- What the task asks -
Repeat, exactly and only, the lines from the beginning of the data through the line with "left += vals". Pictures are left out.
'''
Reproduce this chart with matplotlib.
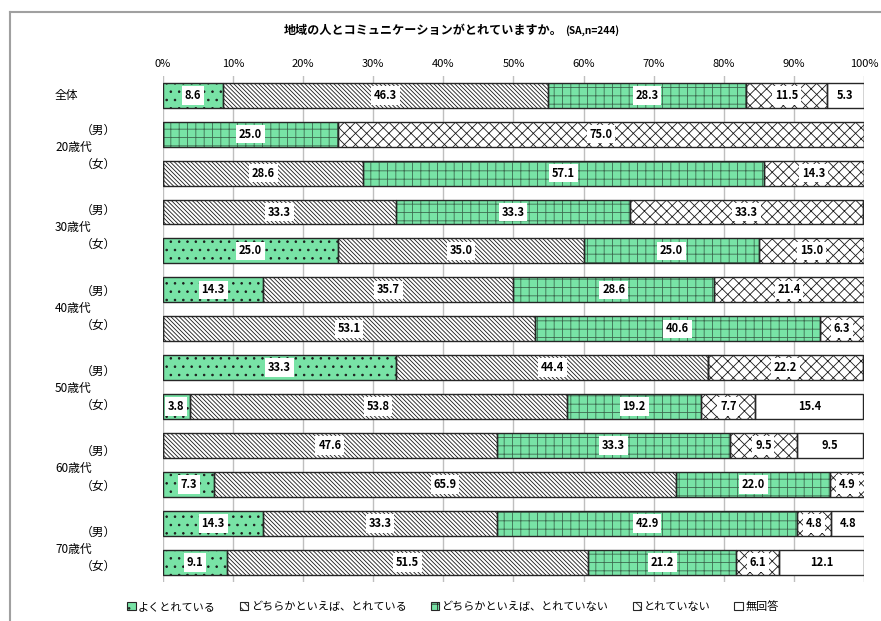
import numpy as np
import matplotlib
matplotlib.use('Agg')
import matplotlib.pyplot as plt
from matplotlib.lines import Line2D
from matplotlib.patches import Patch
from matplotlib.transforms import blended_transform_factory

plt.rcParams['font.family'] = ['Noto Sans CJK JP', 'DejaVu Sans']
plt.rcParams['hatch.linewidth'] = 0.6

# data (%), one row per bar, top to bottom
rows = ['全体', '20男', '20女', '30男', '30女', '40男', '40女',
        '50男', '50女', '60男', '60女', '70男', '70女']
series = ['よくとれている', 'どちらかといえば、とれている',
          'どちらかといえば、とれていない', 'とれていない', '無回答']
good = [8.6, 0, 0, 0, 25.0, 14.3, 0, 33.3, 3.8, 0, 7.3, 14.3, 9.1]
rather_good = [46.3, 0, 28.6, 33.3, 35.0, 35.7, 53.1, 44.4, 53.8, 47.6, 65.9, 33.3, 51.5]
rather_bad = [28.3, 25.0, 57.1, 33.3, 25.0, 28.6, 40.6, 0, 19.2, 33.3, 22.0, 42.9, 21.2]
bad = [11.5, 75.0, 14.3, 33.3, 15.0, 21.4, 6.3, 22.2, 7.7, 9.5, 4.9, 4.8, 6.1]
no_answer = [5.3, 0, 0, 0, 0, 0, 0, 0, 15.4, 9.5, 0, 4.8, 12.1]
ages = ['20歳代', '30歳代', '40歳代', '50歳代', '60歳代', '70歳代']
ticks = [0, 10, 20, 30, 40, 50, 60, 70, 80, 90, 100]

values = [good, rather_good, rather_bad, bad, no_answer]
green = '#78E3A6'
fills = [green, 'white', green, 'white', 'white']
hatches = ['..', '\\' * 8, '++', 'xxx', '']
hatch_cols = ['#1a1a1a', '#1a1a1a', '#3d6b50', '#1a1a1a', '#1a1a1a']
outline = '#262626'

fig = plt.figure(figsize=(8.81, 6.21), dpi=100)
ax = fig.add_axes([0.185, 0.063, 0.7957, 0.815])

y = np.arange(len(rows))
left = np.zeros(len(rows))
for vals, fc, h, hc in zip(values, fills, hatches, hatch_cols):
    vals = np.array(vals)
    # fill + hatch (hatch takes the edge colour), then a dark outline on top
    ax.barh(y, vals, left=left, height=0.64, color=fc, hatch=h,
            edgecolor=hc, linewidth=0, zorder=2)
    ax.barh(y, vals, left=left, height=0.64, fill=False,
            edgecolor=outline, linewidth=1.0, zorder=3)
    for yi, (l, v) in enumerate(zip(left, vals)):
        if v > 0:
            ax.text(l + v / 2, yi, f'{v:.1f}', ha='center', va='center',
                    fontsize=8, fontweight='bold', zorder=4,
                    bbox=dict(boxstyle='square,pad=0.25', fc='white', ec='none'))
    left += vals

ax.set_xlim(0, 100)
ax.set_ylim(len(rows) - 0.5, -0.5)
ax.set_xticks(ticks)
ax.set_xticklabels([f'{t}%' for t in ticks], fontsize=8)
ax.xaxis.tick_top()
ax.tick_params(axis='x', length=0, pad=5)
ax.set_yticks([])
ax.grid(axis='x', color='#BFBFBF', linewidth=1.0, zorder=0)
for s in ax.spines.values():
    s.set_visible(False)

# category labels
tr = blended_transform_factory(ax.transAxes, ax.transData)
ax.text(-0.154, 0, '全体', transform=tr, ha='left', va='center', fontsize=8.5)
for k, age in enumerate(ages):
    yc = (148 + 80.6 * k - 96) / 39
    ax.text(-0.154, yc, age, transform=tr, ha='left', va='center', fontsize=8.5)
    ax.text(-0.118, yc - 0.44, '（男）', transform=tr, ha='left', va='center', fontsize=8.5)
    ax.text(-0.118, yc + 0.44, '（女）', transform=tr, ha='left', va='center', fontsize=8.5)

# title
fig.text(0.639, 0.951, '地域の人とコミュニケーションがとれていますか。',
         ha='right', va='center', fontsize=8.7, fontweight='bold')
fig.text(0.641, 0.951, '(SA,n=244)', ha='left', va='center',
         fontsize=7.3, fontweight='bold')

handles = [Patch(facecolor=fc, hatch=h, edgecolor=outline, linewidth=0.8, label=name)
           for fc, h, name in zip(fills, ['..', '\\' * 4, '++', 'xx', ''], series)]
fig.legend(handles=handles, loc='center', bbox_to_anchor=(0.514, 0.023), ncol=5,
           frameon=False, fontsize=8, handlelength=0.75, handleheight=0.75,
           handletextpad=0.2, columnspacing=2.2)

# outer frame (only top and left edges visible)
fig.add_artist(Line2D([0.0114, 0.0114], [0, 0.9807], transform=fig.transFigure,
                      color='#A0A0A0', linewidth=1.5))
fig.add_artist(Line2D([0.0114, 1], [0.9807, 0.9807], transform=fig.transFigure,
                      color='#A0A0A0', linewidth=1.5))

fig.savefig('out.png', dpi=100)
'''
- Written answer -
Reproduce this chart with matplotlib.
import numpy as np
import matplotlib
matplotlib.use('Agg')
import matplotlib.pyplot as plt
from matplotlib.lines import Line2D
from matplotlib.patches import Patch
from matplotlib.transforms import blended_transform_factory

plt.rcParams['font.family'] = ['Noto Sans CJK JP', 'DejaVu Sans']
plt.rcParams['hatch.linewidth'] = 0.6

# data (%), one row per bar, top to bottom
rows = ['全体', '20男', '20女', '30男', '30女', '40男', '40女',
        '50男', '50女', '60男', '60女', '70男', '70女']
series = ['よくとれている', 'どちらかといえば、とれている',
          'どちらかといえば、とれていない', 'とれていない', '無回答']
good = [8.6, 0, 0, 0, 25.0, 14.3, 0, 33.3, 3.8, 0, 7.3, 14.3, 9.1]
rather_good = [46.3, 0, 28.6, 33.3, 35.0, 35.7, 53.1, 44.4, 53.8, 47.6, 65.9, 33.3, 51.5]
rather_bad = [28.3, 25.0, 57.1, 33.3, 25.0, 28.6, 40.6, 0, 19.2, 33.3, 22.0, 42.9, 21.2]
bad = [11.5, 75.0, 14.3, 33.3, 15.0, 21.4, 6.3, 22.2, 7.7, 9.5, 4.9, 4.8, 6.1]
no_answer = [5.3, 0, 0, 0, 0, 0, 0, 0, 15.4, 9.5, 0, 4.8, 12.1]
ages = ['20歳代', '30歳代', '40歳代', '50歳代', '60歳代', '70歳代']
ticks = [0, 10, 20, 30, 40, 50, 60, 70, 80, 90, 100]

values = [good, rather_good, rather_bad, bad, no_answer]
green = '#78E3A6'
fills = [green, 'white', green, 'white', 'white']
hatches = ['..', '\\' * 8, '++', 'xxx', '']
hatch_cols = ['#1a1a1a', '#1a1a1a', '#3d6b50', '#1a1a1a', '#1a1a1a']
outline = '#262626'

fig = plt.figure(figsize=(8.81, 6.21), dpi=100)
ax = fig.add_axes([0.185, 0.063, 0.7957, 0.815])

y = np.arange(len(rows))
left = np.zeros(len(rows))
for vals, fc, h, hc in zip(values, fills, hatches, hatch_cols):
    vals = np.array(vals)
    # fill + hatch (hatch takes the edge colour), then a dark outline on top
    ax.barh(y, vals, left=left, height=0.64, color=fc, hatch=h,
            edgecolor=hc, linewidth=0, zorder=2)
    ax.barh(y, vals, left=left, height=0.64, fill=False,
            edgecolor=outline, linewidth=1.0, zorder=3)
    for yi, (l, v) in enumerate(zip(left, vals)):
        if v > 0:
            ax.text(l + v / 2, yi, f'{v:.1f}', ha='center', va='center',
                    fontsize=8, fontweight='bold', zorder=4,
                    bbox=dict(boxstyle='square,pad=0.25', fc='white', ec='none'))
    left += vals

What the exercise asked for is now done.